### Figure scripts
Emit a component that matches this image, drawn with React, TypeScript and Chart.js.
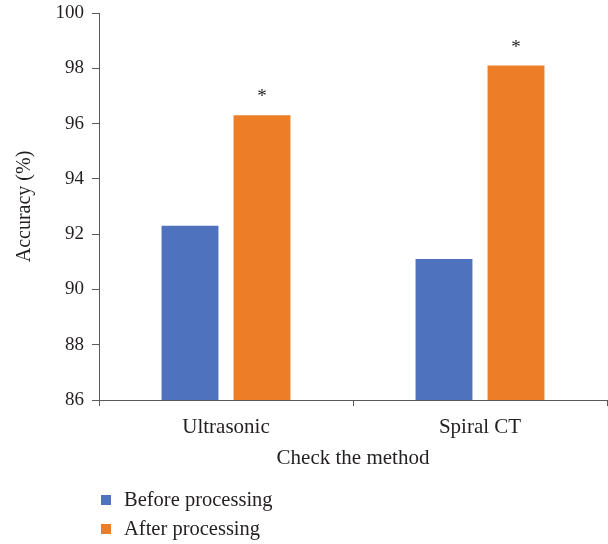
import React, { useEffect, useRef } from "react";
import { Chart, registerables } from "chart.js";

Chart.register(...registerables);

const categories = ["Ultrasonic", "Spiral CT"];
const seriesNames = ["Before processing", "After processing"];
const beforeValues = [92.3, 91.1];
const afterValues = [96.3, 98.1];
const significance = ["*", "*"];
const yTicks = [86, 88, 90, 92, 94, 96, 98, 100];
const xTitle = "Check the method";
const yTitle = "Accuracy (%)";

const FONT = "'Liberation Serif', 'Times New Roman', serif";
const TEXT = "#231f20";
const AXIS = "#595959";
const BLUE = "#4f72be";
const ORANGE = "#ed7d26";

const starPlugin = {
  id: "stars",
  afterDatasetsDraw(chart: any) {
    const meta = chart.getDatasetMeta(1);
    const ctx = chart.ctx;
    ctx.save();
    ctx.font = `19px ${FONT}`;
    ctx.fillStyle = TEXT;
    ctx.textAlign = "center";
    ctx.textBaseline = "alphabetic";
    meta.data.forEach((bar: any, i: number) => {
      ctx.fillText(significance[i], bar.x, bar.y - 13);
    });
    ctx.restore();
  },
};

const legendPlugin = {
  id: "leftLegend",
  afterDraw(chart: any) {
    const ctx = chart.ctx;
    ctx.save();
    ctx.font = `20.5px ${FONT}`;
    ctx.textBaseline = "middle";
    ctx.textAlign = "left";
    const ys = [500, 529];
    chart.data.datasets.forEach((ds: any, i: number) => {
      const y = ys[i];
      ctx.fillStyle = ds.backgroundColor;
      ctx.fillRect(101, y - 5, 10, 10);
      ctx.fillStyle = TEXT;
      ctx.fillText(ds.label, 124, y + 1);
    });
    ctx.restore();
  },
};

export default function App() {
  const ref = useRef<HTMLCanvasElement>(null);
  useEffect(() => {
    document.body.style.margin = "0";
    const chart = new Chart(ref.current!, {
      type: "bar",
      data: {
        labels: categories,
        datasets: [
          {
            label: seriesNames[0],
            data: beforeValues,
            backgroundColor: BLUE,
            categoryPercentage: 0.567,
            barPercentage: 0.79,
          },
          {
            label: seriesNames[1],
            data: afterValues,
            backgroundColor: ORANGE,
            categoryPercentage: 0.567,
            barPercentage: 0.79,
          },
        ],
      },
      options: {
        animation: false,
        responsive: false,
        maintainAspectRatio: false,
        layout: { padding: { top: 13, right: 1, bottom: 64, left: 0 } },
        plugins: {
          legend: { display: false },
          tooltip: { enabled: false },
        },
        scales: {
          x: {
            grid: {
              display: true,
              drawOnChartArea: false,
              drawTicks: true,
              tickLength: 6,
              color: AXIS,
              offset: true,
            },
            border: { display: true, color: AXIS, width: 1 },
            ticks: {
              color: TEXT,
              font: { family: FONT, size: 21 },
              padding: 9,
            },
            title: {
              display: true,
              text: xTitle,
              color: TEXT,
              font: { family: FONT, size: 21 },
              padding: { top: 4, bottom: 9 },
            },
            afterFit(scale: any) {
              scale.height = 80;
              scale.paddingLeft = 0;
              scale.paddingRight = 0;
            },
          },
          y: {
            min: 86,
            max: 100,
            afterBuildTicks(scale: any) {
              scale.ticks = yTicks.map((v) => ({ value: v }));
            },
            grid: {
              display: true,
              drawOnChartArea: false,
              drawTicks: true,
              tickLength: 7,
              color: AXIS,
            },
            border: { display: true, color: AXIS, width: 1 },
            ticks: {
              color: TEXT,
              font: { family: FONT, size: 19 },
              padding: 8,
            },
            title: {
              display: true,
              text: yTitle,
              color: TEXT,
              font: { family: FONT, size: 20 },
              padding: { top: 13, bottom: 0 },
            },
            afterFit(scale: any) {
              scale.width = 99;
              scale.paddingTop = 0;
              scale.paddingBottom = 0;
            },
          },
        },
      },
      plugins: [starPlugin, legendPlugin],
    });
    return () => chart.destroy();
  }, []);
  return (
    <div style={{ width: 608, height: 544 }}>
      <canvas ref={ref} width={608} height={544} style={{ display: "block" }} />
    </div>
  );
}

---

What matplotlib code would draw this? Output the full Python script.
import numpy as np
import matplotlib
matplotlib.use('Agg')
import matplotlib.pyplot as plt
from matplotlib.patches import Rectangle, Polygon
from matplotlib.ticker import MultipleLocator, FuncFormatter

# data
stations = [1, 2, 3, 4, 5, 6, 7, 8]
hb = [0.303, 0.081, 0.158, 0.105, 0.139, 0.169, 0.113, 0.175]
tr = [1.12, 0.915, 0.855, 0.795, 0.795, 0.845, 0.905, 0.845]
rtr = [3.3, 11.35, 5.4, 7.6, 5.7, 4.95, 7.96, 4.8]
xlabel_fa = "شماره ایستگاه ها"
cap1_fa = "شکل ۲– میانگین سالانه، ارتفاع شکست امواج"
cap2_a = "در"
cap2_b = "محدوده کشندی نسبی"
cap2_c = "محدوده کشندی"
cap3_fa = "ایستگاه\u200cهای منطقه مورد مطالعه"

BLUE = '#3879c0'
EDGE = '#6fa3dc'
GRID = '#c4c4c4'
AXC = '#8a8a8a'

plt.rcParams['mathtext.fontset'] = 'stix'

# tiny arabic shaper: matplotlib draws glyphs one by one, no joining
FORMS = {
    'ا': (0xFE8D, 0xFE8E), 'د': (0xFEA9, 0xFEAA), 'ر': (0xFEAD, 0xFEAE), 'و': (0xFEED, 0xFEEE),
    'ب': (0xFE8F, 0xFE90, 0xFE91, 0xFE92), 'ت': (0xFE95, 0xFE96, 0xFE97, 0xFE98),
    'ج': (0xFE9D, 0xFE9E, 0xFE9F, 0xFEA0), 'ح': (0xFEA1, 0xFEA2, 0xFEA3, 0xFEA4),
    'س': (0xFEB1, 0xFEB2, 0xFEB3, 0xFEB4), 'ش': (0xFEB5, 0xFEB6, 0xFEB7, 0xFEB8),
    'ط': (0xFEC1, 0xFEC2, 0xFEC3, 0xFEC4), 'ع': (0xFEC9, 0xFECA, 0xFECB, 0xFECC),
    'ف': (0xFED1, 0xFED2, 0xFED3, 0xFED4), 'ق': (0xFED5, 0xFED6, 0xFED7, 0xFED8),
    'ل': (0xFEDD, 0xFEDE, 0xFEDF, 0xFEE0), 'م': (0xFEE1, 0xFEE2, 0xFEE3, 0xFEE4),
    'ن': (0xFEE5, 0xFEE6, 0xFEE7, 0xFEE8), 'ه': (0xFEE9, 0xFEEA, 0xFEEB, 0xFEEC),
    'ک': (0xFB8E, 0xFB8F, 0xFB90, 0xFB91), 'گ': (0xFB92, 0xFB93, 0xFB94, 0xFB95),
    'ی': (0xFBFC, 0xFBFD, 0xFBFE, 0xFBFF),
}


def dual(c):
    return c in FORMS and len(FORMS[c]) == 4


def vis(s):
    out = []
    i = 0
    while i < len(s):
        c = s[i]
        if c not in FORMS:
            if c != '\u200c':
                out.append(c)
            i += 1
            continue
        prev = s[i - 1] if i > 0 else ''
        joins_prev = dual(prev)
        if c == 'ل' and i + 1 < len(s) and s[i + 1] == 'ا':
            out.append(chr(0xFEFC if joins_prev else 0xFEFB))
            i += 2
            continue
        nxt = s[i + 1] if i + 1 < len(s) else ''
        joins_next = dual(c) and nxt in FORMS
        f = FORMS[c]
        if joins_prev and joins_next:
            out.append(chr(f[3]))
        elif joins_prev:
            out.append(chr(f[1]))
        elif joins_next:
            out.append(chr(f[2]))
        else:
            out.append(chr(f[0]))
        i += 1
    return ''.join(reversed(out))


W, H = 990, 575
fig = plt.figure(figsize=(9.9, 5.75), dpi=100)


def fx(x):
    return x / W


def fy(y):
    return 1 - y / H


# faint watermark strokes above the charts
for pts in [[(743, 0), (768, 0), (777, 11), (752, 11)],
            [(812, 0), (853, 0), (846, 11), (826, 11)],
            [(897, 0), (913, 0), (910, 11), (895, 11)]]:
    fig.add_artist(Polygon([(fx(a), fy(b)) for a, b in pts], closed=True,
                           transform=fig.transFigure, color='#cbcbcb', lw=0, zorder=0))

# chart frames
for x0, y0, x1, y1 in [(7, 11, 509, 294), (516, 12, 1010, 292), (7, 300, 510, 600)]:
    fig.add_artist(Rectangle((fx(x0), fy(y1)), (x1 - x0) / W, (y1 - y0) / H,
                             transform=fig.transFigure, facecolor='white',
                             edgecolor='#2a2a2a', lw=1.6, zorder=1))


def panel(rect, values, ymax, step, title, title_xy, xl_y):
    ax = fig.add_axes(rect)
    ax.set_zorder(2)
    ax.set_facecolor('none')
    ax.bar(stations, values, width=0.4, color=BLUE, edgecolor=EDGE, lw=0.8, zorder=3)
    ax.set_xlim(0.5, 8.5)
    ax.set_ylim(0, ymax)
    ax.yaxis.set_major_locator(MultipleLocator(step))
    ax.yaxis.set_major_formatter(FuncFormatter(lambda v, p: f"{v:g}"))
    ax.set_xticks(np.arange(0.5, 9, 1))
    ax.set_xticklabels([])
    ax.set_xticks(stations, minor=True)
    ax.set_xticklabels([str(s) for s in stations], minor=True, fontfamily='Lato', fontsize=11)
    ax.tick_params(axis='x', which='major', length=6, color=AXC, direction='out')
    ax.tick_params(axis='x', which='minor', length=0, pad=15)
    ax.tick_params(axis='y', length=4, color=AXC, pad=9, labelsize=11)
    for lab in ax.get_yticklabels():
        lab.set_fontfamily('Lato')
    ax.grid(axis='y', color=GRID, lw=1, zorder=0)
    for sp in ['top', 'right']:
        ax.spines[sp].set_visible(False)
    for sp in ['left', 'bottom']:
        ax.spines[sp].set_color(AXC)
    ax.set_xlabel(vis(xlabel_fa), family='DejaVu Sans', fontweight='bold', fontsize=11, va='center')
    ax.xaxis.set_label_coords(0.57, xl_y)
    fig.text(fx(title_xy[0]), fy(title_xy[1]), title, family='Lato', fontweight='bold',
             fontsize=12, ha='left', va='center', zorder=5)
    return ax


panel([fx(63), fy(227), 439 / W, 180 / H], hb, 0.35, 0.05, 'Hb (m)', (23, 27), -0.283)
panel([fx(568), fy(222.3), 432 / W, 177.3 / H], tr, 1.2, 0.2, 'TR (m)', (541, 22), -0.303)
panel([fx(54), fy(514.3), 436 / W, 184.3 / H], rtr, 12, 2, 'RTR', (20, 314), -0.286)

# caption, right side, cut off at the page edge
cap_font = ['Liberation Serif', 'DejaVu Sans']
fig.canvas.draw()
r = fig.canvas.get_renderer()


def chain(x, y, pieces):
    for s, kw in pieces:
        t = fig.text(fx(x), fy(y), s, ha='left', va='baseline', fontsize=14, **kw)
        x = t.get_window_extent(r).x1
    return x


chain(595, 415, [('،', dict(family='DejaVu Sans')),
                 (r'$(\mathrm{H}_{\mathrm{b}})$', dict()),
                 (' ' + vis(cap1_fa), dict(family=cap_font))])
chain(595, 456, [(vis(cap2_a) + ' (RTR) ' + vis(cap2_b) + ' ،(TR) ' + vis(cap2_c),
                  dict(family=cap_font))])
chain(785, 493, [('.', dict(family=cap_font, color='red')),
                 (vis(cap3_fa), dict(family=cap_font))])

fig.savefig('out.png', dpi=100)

### Your objective
Above are some records. Reproduce the lines from the one with "Emit a component" down to the one with "Chart.register(...registerables);", keeping both, and leave every picture out.

### Exercise solution
Emit a component that matches this image, drawn with React, TypeScript and Chart.js.
import React, { useEffect, useRef } from "react";
import { Chart, registerables } from "chart.js";

Chart.register(...registerables);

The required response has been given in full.